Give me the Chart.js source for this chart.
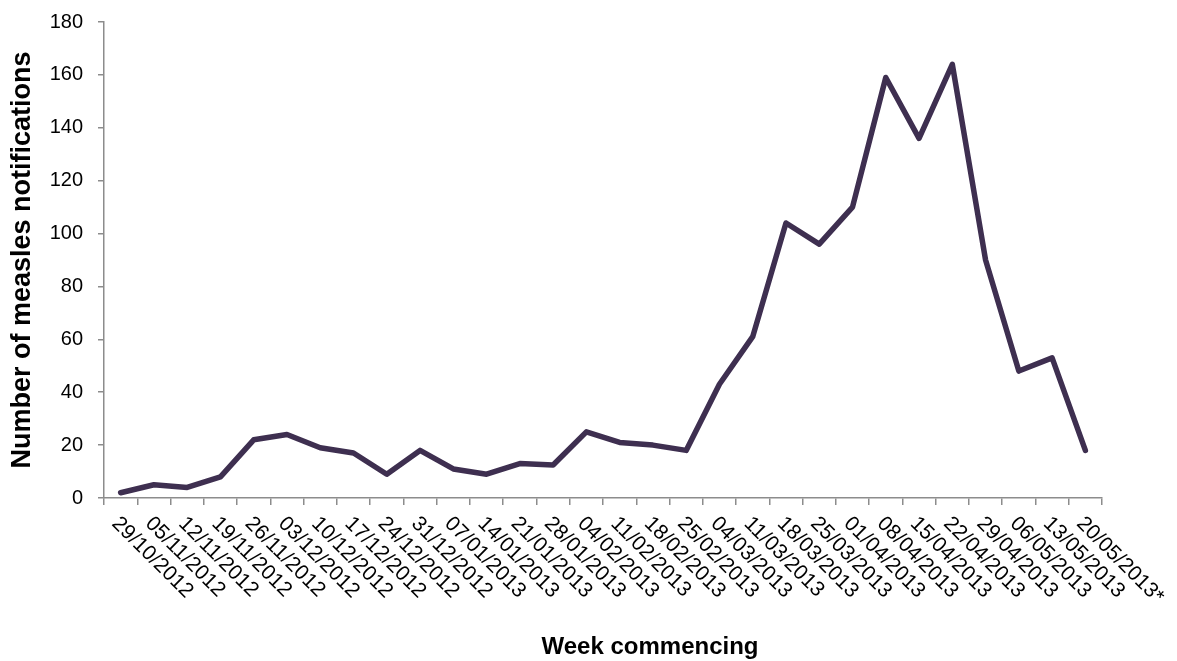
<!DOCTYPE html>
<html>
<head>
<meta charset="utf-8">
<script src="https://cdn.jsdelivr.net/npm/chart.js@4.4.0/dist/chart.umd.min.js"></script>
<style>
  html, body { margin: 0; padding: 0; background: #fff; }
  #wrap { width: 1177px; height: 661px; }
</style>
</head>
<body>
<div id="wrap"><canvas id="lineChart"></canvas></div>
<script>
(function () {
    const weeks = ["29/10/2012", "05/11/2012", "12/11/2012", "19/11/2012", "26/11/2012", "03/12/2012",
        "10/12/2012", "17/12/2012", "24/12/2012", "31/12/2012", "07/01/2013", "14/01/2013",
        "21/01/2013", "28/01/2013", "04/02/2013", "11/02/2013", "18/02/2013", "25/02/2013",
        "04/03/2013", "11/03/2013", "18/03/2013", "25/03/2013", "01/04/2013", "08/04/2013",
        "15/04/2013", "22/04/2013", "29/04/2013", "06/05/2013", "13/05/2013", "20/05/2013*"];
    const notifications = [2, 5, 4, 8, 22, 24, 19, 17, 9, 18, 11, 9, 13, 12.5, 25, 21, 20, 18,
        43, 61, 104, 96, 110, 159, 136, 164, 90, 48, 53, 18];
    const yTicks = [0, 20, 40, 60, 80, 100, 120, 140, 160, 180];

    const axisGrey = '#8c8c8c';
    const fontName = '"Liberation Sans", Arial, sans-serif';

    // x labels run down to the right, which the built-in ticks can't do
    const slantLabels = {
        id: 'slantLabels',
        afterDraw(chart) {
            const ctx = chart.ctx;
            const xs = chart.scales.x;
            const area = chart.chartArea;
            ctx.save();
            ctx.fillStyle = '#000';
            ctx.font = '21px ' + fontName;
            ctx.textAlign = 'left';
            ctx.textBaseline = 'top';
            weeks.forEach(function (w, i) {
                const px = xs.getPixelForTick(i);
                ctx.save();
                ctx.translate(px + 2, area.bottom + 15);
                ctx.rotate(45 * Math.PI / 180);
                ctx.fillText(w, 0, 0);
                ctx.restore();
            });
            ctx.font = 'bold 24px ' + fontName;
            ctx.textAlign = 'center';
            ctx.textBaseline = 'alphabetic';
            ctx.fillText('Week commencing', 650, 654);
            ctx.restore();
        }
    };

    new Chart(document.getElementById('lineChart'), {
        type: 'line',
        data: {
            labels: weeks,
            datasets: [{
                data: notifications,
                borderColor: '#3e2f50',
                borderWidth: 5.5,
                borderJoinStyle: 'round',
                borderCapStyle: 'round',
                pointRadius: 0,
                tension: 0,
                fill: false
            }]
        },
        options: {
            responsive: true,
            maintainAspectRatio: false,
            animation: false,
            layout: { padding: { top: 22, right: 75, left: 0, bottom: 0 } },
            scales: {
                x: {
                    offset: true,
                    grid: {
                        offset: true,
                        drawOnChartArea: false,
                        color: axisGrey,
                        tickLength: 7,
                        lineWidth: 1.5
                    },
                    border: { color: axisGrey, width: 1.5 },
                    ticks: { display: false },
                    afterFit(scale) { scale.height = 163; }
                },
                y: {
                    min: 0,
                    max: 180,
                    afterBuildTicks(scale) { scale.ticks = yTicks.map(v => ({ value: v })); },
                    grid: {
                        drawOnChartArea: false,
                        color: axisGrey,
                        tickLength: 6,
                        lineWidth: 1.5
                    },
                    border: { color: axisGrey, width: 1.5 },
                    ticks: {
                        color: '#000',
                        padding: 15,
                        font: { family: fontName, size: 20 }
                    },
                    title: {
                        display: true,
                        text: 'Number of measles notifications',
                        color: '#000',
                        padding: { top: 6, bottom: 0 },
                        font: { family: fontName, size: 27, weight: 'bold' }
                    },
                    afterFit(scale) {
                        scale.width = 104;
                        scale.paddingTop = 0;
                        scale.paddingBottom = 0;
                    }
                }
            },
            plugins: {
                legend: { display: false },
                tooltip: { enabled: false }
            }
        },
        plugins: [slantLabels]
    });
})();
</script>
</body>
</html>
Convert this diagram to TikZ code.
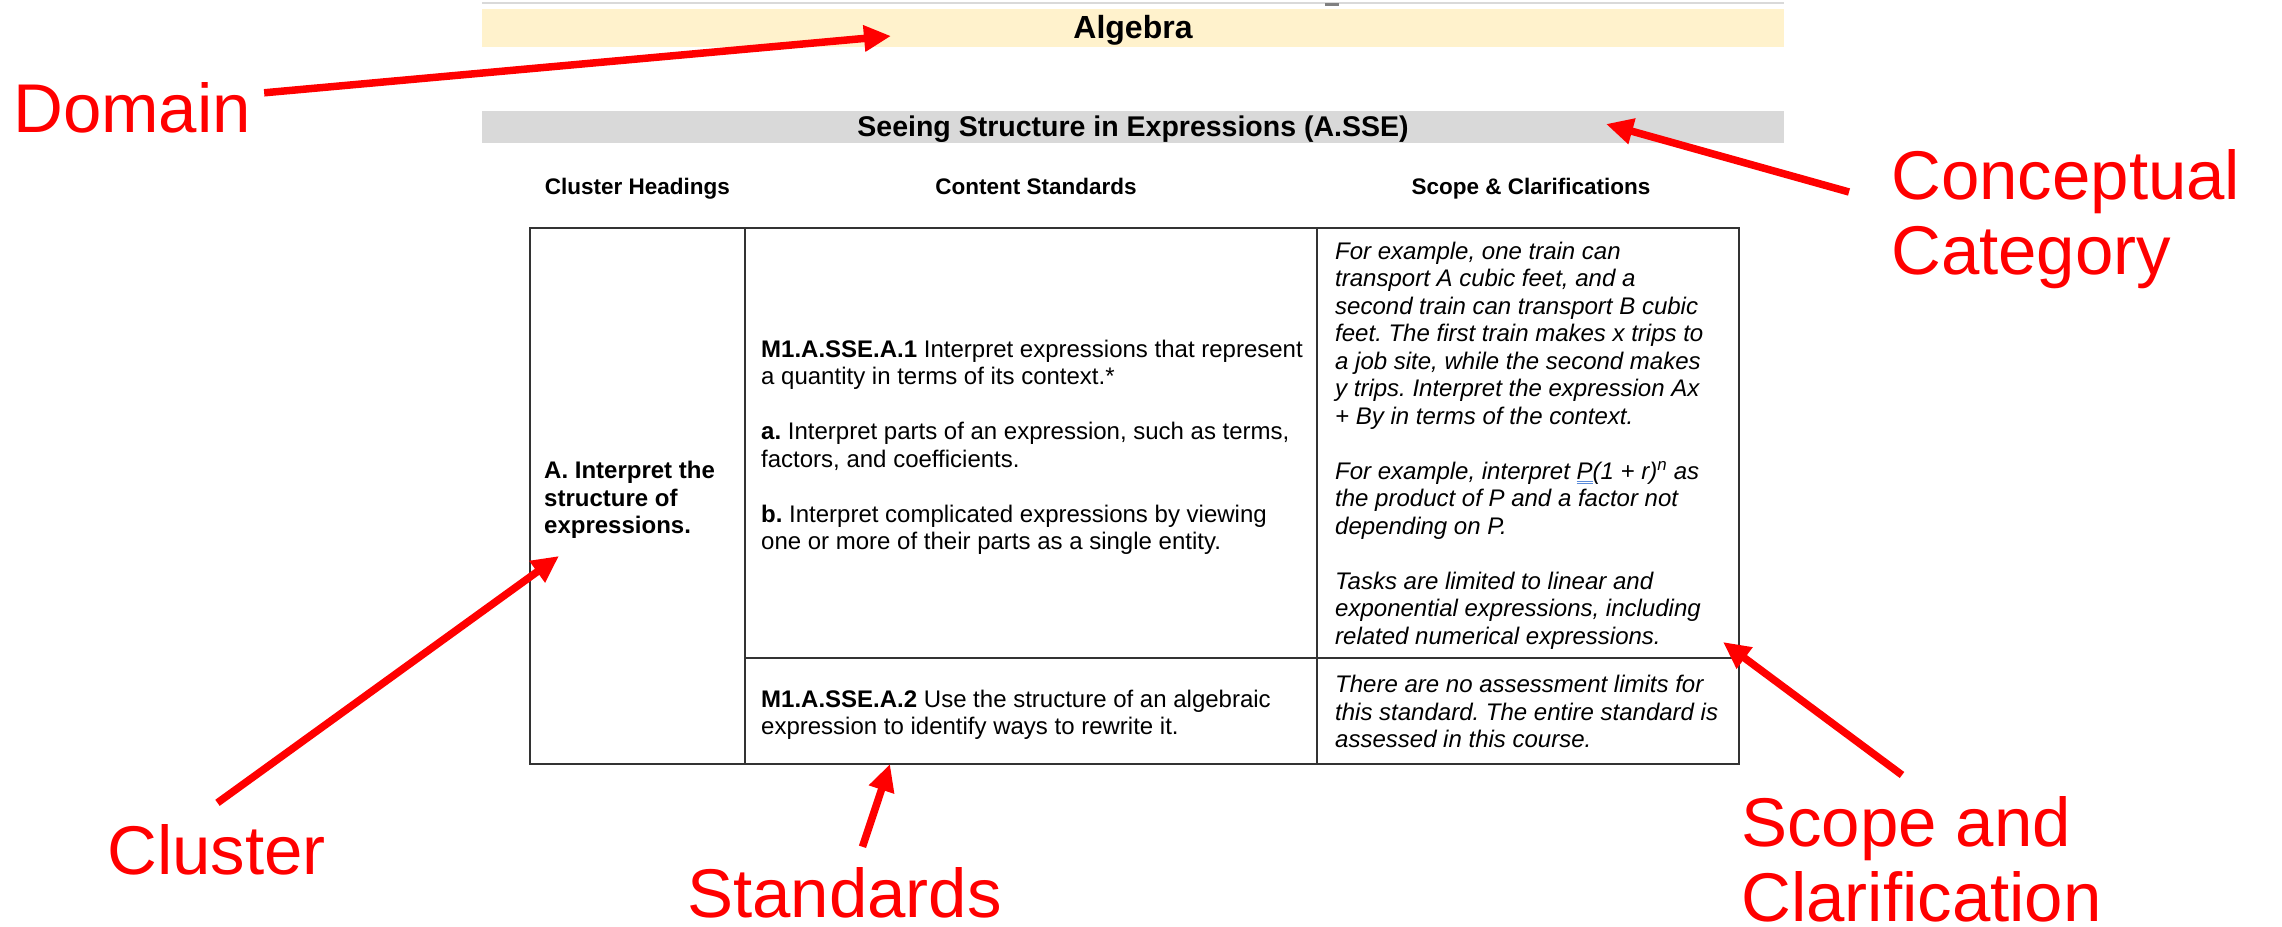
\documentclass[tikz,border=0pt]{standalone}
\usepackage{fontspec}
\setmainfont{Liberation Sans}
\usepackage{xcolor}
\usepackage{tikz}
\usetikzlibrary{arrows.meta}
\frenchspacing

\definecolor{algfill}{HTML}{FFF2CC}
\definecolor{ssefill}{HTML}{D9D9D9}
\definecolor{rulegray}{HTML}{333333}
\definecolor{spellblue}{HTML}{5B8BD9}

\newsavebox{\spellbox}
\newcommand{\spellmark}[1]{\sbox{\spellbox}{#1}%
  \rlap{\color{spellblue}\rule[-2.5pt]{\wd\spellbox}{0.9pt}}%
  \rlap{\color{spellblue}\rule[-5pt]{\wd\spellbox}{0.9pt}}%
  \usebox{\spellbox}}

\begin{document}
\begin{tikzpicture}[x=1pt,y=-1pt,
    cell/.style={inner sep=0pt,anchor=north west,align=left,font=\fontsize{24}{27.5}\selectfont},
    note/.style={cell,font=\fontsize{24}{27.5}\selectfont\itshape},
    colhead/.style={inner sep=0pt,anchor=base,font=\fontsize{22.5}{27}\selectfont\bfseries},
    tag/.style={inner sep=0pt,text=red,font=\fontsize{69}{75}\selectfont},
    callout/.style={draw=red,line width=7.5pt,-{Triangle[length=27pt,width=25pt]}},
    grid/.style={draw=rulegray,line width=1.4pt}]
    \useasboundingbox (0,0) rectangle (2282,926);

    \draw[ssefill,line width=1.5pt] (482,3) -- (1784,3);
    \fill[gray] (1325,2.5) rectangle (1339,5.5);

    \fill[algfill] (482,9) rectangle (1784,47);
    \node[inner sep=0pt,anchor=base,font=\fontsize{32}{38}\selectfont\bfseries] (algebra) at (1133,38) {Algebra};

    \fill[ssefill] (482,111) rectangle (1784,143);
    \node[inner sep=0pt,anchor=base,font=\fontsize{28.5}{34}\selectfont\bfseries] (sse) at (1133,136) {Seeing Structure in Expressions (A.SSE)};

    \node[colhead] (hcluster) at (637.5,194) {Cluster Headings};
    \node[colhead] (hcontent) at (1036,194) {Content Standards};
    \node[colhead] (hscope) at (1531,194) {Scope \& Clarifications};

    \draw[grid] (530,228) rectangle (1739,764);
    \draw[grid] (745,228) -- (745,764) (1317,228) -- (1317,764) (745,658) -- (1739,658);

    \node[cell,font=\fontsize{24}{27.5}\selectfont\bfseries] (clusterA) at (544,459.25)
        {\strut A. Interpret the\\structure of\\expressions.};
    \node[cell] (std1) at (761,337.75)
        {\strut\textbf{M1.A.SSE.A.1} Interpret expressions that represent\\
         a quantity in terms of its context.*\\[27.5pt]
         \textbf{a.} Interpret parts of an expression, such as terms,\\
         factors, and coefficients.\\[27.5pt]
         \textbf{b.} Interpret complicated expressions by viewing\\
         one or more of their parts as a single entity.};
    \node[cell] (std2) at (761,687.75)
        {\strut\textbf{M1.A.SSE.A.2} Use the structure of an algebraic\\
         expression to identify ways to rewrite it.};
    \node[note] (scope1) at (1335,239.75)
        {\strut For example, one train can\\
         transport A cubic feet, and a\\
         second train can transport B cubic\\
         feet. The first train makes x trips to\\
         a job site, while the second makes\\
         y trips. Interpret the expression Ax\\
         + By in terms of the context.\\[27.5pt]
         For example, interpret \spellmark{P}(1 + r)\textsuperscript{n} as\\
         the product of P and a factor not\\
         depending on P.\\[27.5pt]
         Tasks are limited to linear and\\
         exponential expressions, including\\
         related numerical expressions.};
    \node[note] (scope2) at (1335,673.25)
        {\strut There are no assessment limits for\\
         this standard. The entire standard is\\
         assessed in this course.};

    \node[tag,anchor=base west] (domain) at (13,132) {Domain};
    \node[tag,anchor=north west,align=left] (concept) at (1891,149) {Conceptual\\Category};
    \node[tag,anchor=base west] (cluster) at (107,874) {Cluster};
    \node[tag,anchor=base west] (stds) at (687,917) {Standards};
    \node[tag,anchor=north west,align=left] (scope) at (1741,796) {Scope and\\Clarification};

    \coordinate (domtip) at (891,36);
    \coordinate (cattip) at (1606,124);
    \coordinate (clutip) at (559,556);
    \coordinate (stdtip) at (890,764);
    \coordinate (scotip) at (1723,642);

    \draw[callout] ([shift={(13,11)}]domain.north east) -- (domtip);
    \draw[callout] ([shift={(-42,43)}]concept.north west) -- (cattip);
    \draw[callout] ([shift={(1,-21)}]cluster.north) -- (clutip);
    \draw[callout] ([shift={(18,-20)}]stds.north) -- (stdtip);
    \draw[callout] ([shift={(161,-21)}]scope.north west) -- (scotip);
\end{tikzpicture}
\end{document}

==================================================

Task description :: Copy the lines above exactly, starting with the line that contains "Convert this diagram to TikZ code." and ending with the line that contains "(745,658) -- (1739,658);", and leave out any pictures.

Correct output ::
Convert this diagram to TikZ code.
\documentclass[tikz,border=0pt]{standalone}
\usepackage{fontspec}
\setmainfont{Liberation Sans}
\usepackage{xcolor}
\usepackage{tikz}
\usetikzlibrary{arrows.meta}
\frenchspacing

\definecolor{algfill}{HTML}{FFF2CC}
\definecolor{ssefill}{HTML}{D9D9D9}
\definecolor{rulegray}{HTML}{333333}
\definecolor{spellblue}{HTML}{5B8BD9}

\newsavebox{\spellbox}
\newcommand{\spellmark}[1]{\sbox{\spellbox}{#1}%
  \rlap{\color{spellblue}\rule[-2.5pt]{\wd\spellbox}{0.9pt}}%
  \rlap{\color{spellblue}\rule[-5pt]{\wd\spellbox}{0.9pt}}%
  \usebox{\spellbox}}

\begin{document}
\begin{tikzpicture}[x=1pt,y=-1pt,
    cell/.style={inner sep=0pt,anchor=north west,align=left,font=\fontsize{24}{27.5}\selectfont},
    note/.style={cell,font=\fontsize{24}{27.5}\selectfont\itshape},
    colhead/.style={inner sep=0pt,anchor=base,font=\fontsize{22.5}{27}\selectfont\bfseries},
    tag/.style={inner sep=0pt,text=red,font=\fontsize{69}{75}\selectfont},
    callout/.style={draw=red,line width=7.5pt,-{Triangle[length=27pt,width=25pt]}},
    grid/.style={draw=rulegray,line width=1.4pt}]
    \useasboundingbox (0,0) rectangle (2282,926);

    \draw[ssefill,line width=1.5pt] (482,3) -- (1784,3);
    \fill[gray] (1325,2.5) rectangle (1339,5.5);

    \fill[algfill] (482,9) rectangle (1784,47);
    \node[inner sep=0pt,anchor=base,font=\fontsize{32}{38}\selectfont\bfseries] (algebra) at (1133,38) {Algebra};

    \fill[ssefill] (482,111) rectangle (1784,143);
    \node[inner sep=0pt,anchor=base,font=\fontsize{28.5}{34}\selectfont\bfseries] (sse) at (1133,136) {Seeing Structure in Expressions (A.SSE)};

    \node[colhead] (hcluster) at (637.5,194) {Cluster Headings};
    \node[colhead] (hcontent) at (1036,194) {Content Standards};
    \node[colhead] (hscope) at (1531,194) {Scope \& Clarifications};

    \draw[grid] (530,228) rectangle (1739,764);
    \draw[grid] (745,228) -- (745,764) (1317,228) -- (1317,764) (745,658) -- (1739,658);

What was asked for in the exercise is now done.